10/ Émir Kir face au PS

La situation sera très particulière à Saint-Josse où les socialistes avaient obtenu leur unique majorité absolue à Bruxelles en 2018. Le bourgmestre Emir Kir, véritable machine à voix, a été exclu du PS en 2020, après avoir reçu plusieurs maires turcs membres du MHP (parti nationaliste proche des Loups Gris). Candidat à sa propre succession en 2024, ce dernier trouvera face à lui une liste PS ! En effet, la Fédération bruxelloise du PS qui avait appelé les militants et les élus à choisir leur camp entend bien présenter sa propre liste. Celle-ci pourra sans doute compter sur les échevins Philippe Boïkete, Nezehat Namli et Loubna Jabakh.

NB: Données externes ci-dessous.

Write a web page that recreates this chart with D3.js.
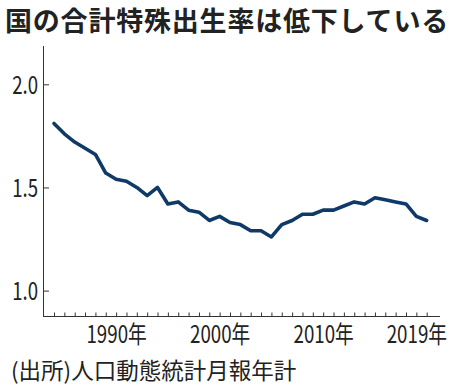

Emir Kir continuera encore à performer, affirme Emilie Van Haute, qui estime toutefois que le jeu sera plus ouvert que jamais à Saint-Josse si le PS parvient à mobiliser une liste forte et si le PTB décide finalement de s'implanter. Mais une stratégie de contournement d'Emir Kir nécessiterait sans doute une majorité élargie. Or, la plus petite commune de Belgique en superficie n'a jusqu'ici pas été un terrain facile pour les autres partis comme le MR (1 siège), le cdH (1 siège) et DéFI (zéro siège).

Seuls les écologistes menés jusqu'ici par Zoé Genot sont parvenus à s'implanter de façon significative. S'ils parviennent à maintenir un score élevé sans elle, les Verts auront peut-être l'occasion de jouer les faiseurs de roi entre le socialiste déchu et les camarades restés fidèles à Ahmed Laaouej.